Filtering: Implement filters at the Prometheus level to ensure only high-priority metrics are retained for long-term analysis.

For users on Grafana Cloud, the integration can be further simplified using the Linux Server Integration, which automates much of the configuration and deployment logic, allowing for a much faster "time-to-visibility."

Analysis of Monitoring Scalability and Reliability

The transition from a single-node monitoring setup to a distributed, enterprise-grade observability architecture requires a shift in focus from simple metric collection to complex data lifecycle management. The Node Exporter, while powerful, is only one component of a larger, fragile chain of data dependencies.

The reliability of the monitoring system is heavily dependent on the "Scrape Interval" alignment. If the Prometheus scrape interval is set too low (e.g., 1s) while the Node Exporter is under high load, the agent may fail to respond in time, leading to "gaps" in the data. Conversely, a scrape interval that is too high (e.g., 5m) may miss critical, short-lived spikes in CPU or Network usage, rendering the monitoring system blind to transient failures.
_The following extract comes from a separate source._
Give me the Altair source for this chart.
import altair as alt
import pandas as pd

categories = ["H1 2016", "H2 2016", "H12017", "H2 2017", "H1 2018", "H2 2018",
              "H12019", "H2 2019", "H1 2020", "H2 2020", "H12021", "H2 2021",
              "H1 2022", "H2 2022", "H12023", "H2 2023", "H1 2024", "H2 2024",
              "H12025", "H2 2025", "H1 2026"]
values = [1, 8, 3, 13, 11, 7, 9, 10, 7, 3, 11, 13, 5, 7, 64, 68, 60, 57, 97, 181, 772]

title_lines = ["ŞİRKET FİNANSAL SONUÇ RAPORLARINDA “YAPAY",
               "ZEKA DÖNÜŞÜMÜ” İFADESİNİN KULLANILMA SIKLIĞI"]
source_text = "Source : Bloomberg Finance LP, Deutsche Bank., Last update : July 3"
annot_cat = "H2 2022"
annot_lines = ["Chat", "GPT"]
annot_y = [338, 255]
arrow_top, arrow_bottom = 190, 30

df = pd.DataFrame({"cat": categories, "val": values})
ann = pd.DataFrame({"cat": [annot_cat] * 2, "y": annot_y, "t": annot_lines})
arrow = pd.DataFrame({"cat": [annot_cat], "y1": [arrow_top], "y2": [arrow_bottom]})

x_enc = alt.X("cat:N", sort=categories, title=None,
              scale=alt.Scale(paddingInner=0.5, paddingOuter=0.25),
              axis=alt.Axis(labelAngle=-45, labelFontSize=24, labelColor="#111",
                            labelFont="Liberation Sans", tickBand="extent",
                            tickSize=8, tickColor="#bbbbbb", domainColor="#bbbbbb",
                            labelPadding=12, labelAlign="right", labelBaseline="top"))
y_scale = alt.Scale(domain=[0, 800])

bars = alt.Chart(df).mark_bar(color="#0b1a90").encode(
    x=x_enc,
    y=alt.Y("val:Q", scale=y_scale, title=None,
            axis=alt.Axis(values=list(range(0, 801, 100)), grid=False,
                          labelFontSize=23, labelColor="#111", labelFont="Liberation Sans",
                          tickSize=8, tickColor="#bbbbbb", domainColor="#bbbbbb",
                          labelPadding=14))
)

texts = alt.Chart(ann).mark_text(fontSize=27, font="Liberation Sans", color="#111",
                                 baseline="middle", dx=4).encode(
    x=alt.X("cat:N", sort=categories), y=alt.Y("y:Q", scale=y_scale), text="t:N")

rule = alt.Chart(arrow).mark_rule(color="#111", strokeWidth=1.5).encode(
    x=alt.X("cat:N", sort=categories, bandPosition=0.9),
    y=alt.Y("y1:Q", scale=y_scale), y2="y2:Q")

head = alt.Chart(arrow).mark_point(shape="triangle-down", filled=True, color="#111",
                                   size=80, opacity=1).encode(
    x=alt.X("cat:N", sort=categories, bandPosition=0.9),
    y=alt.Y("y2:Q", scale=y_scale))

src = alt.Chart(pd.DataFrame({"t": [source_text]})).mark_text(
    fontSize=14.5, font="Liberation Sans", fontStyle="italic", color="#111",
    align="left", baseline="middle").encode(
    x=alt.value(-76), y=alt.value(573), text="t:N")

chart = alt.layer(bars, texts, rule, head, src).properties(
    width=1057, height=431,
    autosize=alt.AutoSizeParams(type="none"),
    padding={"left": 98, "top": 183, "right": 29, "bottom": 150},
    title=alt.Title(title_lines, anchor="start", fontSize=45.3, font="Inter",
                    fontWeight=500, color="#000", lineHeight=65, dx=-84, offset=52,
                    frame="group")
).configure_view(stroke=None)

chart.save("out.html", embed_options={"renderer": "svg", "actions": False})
Furthermore, the scalability of the system is limited by the cardinality of the metrics. As more servers are added to the targets list in prometheus.yml, the number of time series grows linearly. Without the implementation of recording rules and aggressive relabeling/dropping of unused metrics, the Prometheus TSDB will eventually suffer from increased memory pressure and slower query execution.

In conclusion, the Node Exporter/Prometheus/Grafana stack represents the industry standard for Linux observability, but its effectiveness is not inherent in the software alone. It requires an intentional configuration strategy that balances the depth of visibility (via collectors and full dashboards) against the operational costs of data storage and processing (via recording rules and metric dropping). For the modern DevOps professional, mastering this balance is the key to maintaining highly available and performant infrastructure.